Details
882/5/77 PARLIAMENT STREET
01-MAY-51 (North side)
CHURCH OF SAINT ALBAN
II
1914-16, by Thomas Falconer.
Materials: Whitish limestone, pantiled roofs.
Plan: Rectangular five-bay nave, small apsidal sanctuary. Contemporaneous church room attached at the south. The entrance and hall to the north, by Peter Meers & Partners, 1982-3, are not of special interest.
Exterior: Most unexpectedly for a Cotswold wool town, the style is Byzantine. The exterior is plain to the point of severity, of coursed whitish stone. A gabled box with its sides handled in five shallow recessed panels, each containing high up a stepped three-light window with round arches. The small, low apsidal sanctuary against the east gable is blind, and has a bell-shaped semi-dome, like a Greek island chapel. At the south-east angle, a conjoined bellcote and chimney rise above the eaves. In the position of a south aisle, set hard against the pavement, is a church room, a long single-storey structure with flat parapet and seven cross-windows. Its outer wall is a survival of a parish poorhouse of 1724, with some blocked two-light mullioned windows low down. At its west end, the former main entrance, with double doors in a moulded frame, and a three-light window above, all set in a framing arch.
Interior: A simple box-like nave, with little architectural treatment other than the windows. Boarded timber roof with simple trusses. The bare rubble walls are carefully laid, with radial masonry above the windows. The panels below the windows are plastered and painted, as is the semi-dome of the apse. The easternmost bay serves as a chancel, separated from the nave by a low screen wall of bare rubble stone, with canted bays projecting either side of the central opening. Both bays have two big iron brackets on their east faces, perhaps for a removable lectern and prayer desk. The entrance from the south forms an interesting subsidiary space, with a steep staircase under a sloping groin-vault. A landing half way up gives onto a recessed vaulted bay at right angles, with the entrance doors to the church room.
Principal Fixtures: Dominating the interior is a sturdy post-and-lintel screen sitting on the chancel wall. It was redecorated in strong colours with pattern and gilding, c. 2000. It carries big flat rood figures, painted by Henry Payne, c. 1915. The stone font is big and square, tapering out at the top, with panels of guilloche ornament at the rim. Organ case and stone pulpit by Peter Falconer (Thomas's son), 1949. On the entrance staircase is a stone memorial tablet to Father A.H. Stanton, with segmental arched top. All the main doors are panelled, the upper panels glazed in attractive geometric patterns.

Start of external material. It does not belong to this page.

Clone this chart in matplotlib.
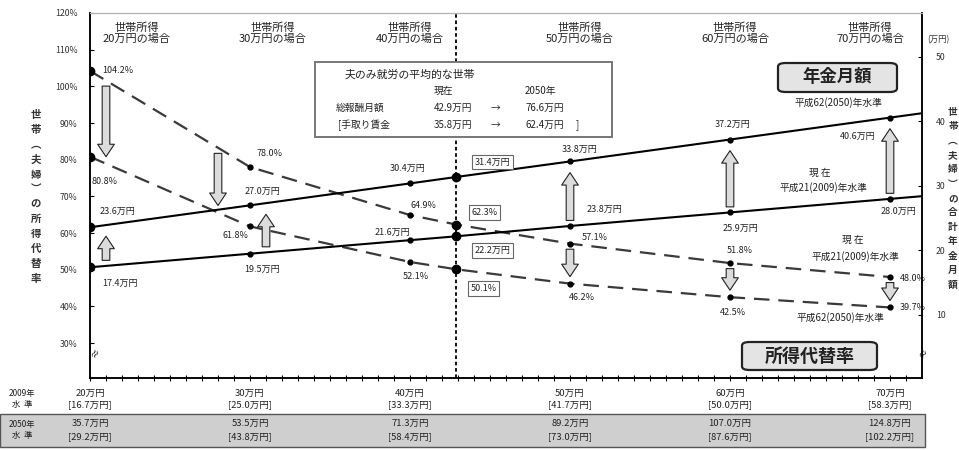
import numpy as np
import matplotlib.pyplot as plt
from matplotlib.patches import Rectangle, FancyBboxPatch
from matplotlib.transforms import blended_transform_factory

plt.rcParams['font.family'] = ['Noto Sans CJK JP', 'DejaVu Sans']

# 世帯所得（総報酬月額, 万円）: 20〜70万円 と 平均的な世帯 42.9万円
income = [20, 30, 40, 42.9, 50, 60, 70]
pension_2050 = [23.6, 27.0, 30.4, 31.4, 33.8, 37.2, 40.6]   # 年金月額 平成62(2050)年水準
pension_2009 = [17.4, 19.5, 21.6, 22.2, 23.8, 25.9, 28.0]   # 年金月額 平成21(2009)年水準
rate_2009 = [104.2, 78.0, 64.9, 62.3, 57.1, 51.8, 48.0]     # 所得代替率 現在
rate_2050 = [80.8, 61.8, 52.1, 50.1, 46.2, 42.5, 39.7]      # 所得代替率 2050年

# 下の表
table_income = [20, 30, 40, 50, 60, 70]
net_2009 = [16.7, 25.0, 33.3, 41.7, 50.0, 58.3]
gross_2050 = [35.7, 53.5, 71.3, 89.2, 107.0, 124.8]
net_2050 = [29.2, 43.8, 58.4, 73.0, 87.6, 102.2]

W, H = 959, 450
fig = plt.figure(figsize=(W / 100, H / 100), dpi=100)


def fx(px):
    return px / W


def fy(py):
    return 1 - py / H


ax = fig.add_axes([fx(90), fy(378), fx(832), 365 / H])
ax.set_xlim(20, 72)
ax.set_ylim(20.46, 120)
ax2 = ax.twinx()
ax2.set_ylim(0.23, 56.82)

for a in (ax, ax2):
    a.spines['top'].set_color('#b0b0b0')
    a.spines['left'].set_linewidth(1.1)
    a.spines['right'].set_linewidth(1.1)
    a.spines['bottom'].set_linewidth(1.1)

ax.set_yticks(range(30, 121, 10))
ax.set_yticklabels([f'{v}%' for v in range(30, 121, 10)], fontsize=6.3, color='#333')
ax.tick_params(axis='y', direction='in', length=3, pad=9)
ax.set_xticks([])
ax.set_xticks(np.arange(20, 72, 1), minor=True)
ax.tick_params(axis='x', which='minor', direction='inout', length=4, width=0.8)
ax2.set_yticks(range(10, 51, 10))
ax2.set_yticklabels([str(v) for v in range(10, 51, 10)], fontsize=6.3, color='#333')
ax2.tick_params(axis='y', direction='in', length=3, pad=10)
ax2.set_xticks([])

# 軸の省略記号
fig.text(fx(96), fy(353), '≈', fontsize=7, ha='center', va='center', rotation=60)
fig.text(fx(924), fy(353), '≈', fontsize=7, ha='center', va='center', rotation=60)

# 平均的な世帯の位置
ax.axvline(42.9, color='k', lw=1.3, ls=(0, (2, 1.5)), zorder=1)


def extend(xs, ys, x_end=72):
    slope = (ys[-1] - ys[-2]) / (xs[-1] - xs[-2])
    return list(xs) + [x_end], list(ys) + [ys[-1] + slope * (x_end - xs[-1])]


# 年金月額（実線）
for series in (pension_2050, pension_2009):
    ex, ey = extend(income, series)
    ax2.plot(ex, ey, color='k', lw=1.5, zorder=3)
    ax2.plot(income, series, 'o', color='k', ms=3.5, zorder=4)
    ax2.plot([income[0], income[3]], [series[0], series[3]], 'o', color='k', ms=6, zorder=4)

# 所得代替率（破線）
for series in (rate_2009, rate_2050):
    ax.plot(income, series, color='#3a3a3a', lw=1.6, ls=(0, (7, 4)), zorder=3)
    ax.plot(income, series, 'o', color='k', ms=3.5, zorder=4)
    ax.plot([income[0], income[3]], [series[0], series[3]], 'o', color='k', ms=6, zorder=4)


def block_arrow(axis, x, y0, y1, sa, sb):
    axis.annotate('', xy=(x, y1), xytext=(x, y0),
                  arrowprops=dict(arrowstyle='simple,head_width=1.2,head_length=0.9,tail_width=0.55',
                                  fc='#dcdcdc', ec='#222', lw=0.8, shrinkA=sa, shrinkB=sb),
                  zorder=5)


pension_arrow_x = [21, 31, 50, 60, 70]
rate_arrow_x = [21, 28, 50, 60, 70]
for x in pension_arrow_x:
    block_arrow(ax2, x, np.interp(x, income, pension_2009), np.interp(x, income, pension_2050), 4, 8)
for x in rate_arrow_x:
    block_arrow(ax, x, np.interp(x, income, rate_2009), np.interp(x, income, rate_2050), 4, 5)

# 値ラベル（点からのずれ, ピクセル）
lab_p2050 = [(27, 16), (12, 14), (-2, 15), (36, 15), (10, 12), (3, 15), (-32, -19)]
lab_p2009 = [(30, -16), (12, -16), (-18, 8), (36, -14), (34, 17), (10, -16), (8, -13)]
lab_r2009 = [(28, 0), (20, 14), (13, 10), (28, 12), (25, 6), (10, 13), (23, -1)]
lab_r2050 = [(15, -25), (-15, -9), (6, -15), (27, -19), (12, -14), (3, -15), (23, 0)]

boxed = dict(boxstyle='square,pad=0.3', fc='white', ec='#666', lw=0.8)


def value_labels(axis, values, offsets, fmt):
    for i, (x, v, off) in enumerate(zip(income, values, offsets)):
        axis.annotate(fmt.format(v), (x, v), xytext=off, textcoords='offset pixels',
                      ha='center', va='center', fontsize=6.5, color='#222', zorder=6,
                      bbox=boxed if i == 3 else None)


value_labels(ax2, pension_2050, lab_p2050, '{:.1f}万円')
value_labels(ax2, pension_2009, lab_p2009, '{:.1f}万円')
value_labels(ax, rate_2009, lab_r2009, '{:.1f}%')
value_labels(ax, rate_2050, lab_r2050, '{:.1f}%')

# 上部の見出し
head_shift = [47, 23, 0, 10, 5, -20]
top = blended_transform_factory(ax.transData, fig.transFigure)
for x, dx in zip(table_income, head_shift):
    ax.annotate(f'世帯所得\n{x}万円の場合', (x, fy(33)), xycoords=top, xytext=(dx, 0),
                textcoords='offset pixels', ha='center', va='center', fontsize=8,
                linespacing=1.15, color='#222', annotation_clip=False)

# 平均的な世帯の枠
fig.patches.append(Rectangle((fx(315), fy(137)), fx(297), 75 / H, transform=fig.transFigure,
                             fc='white', ec='#777', lw=1.4, zorder=2))
box_txt = dict(fontsize=7, va='center', color='#222', zorder=3)
fig.text(fx(345), fy(75), '夫のみ就労の平均的な世帯', ha='left', fontsize=7.8, va='center',
         color='#222', zorder=3)
fig.text(fx(443), fy(91), '現在', ha='center', **box_txt)
fig.text(fx(540), fy(91), '2050年', ha='center', **box_txt)
fig.text(fx(336), fy(108), '総報酬月額', ha='left', **box_txt)
fig.text(fx(338), fy(125), '[手取り賃金', ha='left', **box_txt)
for yy, a, b in ((108, '42.9万円', '76.6万円'), (125, '35.8万円', '62.4万円')):
    fig.text(fx(453), fy(yy), a, ha='center', **box_txt)
    fig.text(fx(495), fy(yy), '→', ha='center', **box_txt)
    fig.text(fx(545), fy(yy), b, ha='center', **box_txt)
fig.text(fx(577), fy(125), ']', ha='center', **box_txt)


def title_box(x0, y0, x1, y1, text, size):
    fig.patches.append(FancyBboxPatch((fx(x0), fy(y1)), fx(x1 - x0), (y1 - y0) / H,
                                      boxstyle='round,pad=0,rounding_size=0.008',
                                      transform=fig.transFigure, fc='#e4e4e4', ec='#222',
                                      lw=1.6, zorder=2))
    fig.text(fx((x0 + x1) / 2), fy((y0 + y1) / 2), text, ha='center', va='center',
             fontsize=size, fontweight='bold', color='#222', zorder=3)


title_box(778, 63, 897, 92, '年金月額', 12.5)
title_box(742, 342, 877, 370, '所得代替率', 13)

note = dict(fontsize=7, ha='center', va='center', color='#222')
fig.text(fx(838), fy(103), '平成62(2050)年水準', **note)
fig.text(fx(820), fy(173), '現 在', **note)
fig.text(fx(823), fy(188), '平成21(2009)年水準', **note)
fig.text(fx(853), fy(240), '現 在', **note)
fig.text(fx(855), fy(257), '平成21(2009)年水準', **note)
fig.text(fx(840), fy(318), '平成62(2050)年水準', **note)
fig.text(fx(938), fy(40), '(万円)', fontsize=6, ha='center', va='center', color='#333')

# 縦書きの軸ラベル
fig.text(fx(36), fy(197), '\n'.join('世帯︵夫婦︶の所得代替率'), fontsize=7.5,
         ha='center', va='center', linespacing=1.6, fontweight='bold', color='#333')
fig.text(fx(953), fy(198), '\n'.join('世帯︵夫婦︶の合計年金月額'), fontsize=7,
         ha='center', va='center', linespacing=1.55, fontweight='bold', color='#333')

# 下の表
fig.patches.append(Rectangle((0, fy(447)), fx(925), 33 / H, transform=fig.transFigure,
                             fc='#cfcfcf', ec='#555', lw=1.0, zorder=-1))
tab = dict(fontsize=6.8, ha='center', va='center', color='#222', annotation_clip=False)
for x, n9, g5, n5 in zip(table_income, net_2009, gross_2050, net_2050):
    ax.annotate(f'{x}万円', (x, fy(393)), xycoords=top, **tab)
    ax.annotate(f'[{n9:.1f}万円]', (x, fy(405)), xycoords=top, **tab)
    ax.annotate(f'{g5:.1f}万円', (x, fy(423)), xycoords=top, **tab)
    ax.annotate(f'[{n5:.1f}万円]', (x, fy(437)), xycoords=top, **tab)
fig.text(fx(22), fy(399), '2009年\n水  準', fontsize=6, ha='center', va='center',
         linespacing=1.3, color='#222')
fig.text(fx(22), fy(430), '2050年\n水  準', fontsize=6, ha='center', va='center',
         linespacing=1.3, color='#222')

fig.savefig('out.png', dpi=100)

History : This small mission church was built as a memorial to Father A.H. Stanton, born into a family of wealthy clothiers at Thrupp in the Stroud valley (he is also remembered at St. Laurence, Stround (g.v) through the rood screen). He died on March 28, 1913 aged 74, having worked for fifty years as a curate at St Alban the Martyr, Holborn, and was regarded as `one of the most powerful preachers in London'. This and his untiring work among London's poor earned him international renown; his death merited a long report in the New York Times on the following day. The foundation stone was laid by his sister, Miss E.R. Stanton, in June 1915. Despite Stanton's high church faith, the mission church seems only to have been moderately high Anglican. Since 1999 the church has been shared with a Methodist congregation. A reordering c. 2000 removed the 19th century bench pews imported from St Laurence, Stroud in 1971, and Falconer's stalls of 1932, and introduced new fittings and a turquoise colour scheme. A black and white photograph at the church shows the interior post-1949; the rood screen was then plain and pale coloured.
Thomas Falconer (1880-1934) trained under George & Yeates, before setting up on his own at Amberley near Stroud in 1909. He produced solid and worthy houses in the Arts and Crafts tradition. Despite these scrupulously English credentials he produced at St Alban an intriguing Neo-Byzantine building. The choice of style was perhaps influenced by J.F. Bentley's Roman Catholic Westminster Cathedral, and in broader terms by the desire to find new architectural expressions at a time when Gothic was no longer synonymous with the High Anglican movement but had become the default style for religious buildings even for Nonconformists.
Sources :
D. Verey and A. Brooks, The Buildings of England, Gloucestershire I: The Cotswolds (1999); p. 651.
Reasons for Designation : The church of St Alban, Stroud is designated at Grade II for the following principal reasons:
* It is a most unusual 20th century church for its understated architectural treatment, and for the unusual choice of the Neo-Byzantine style. Falconer manages to wrench considerable architectural impact from the simple handling of a few carefully considered materials.
* St Alban is one of the few churches completed by Thomas Falconer, a noted provincial figure in the field of Arts and Crafts architecture.
* St Alban is significant as the local memorial to Father A.H. Stanton, a noted Victorian cleric.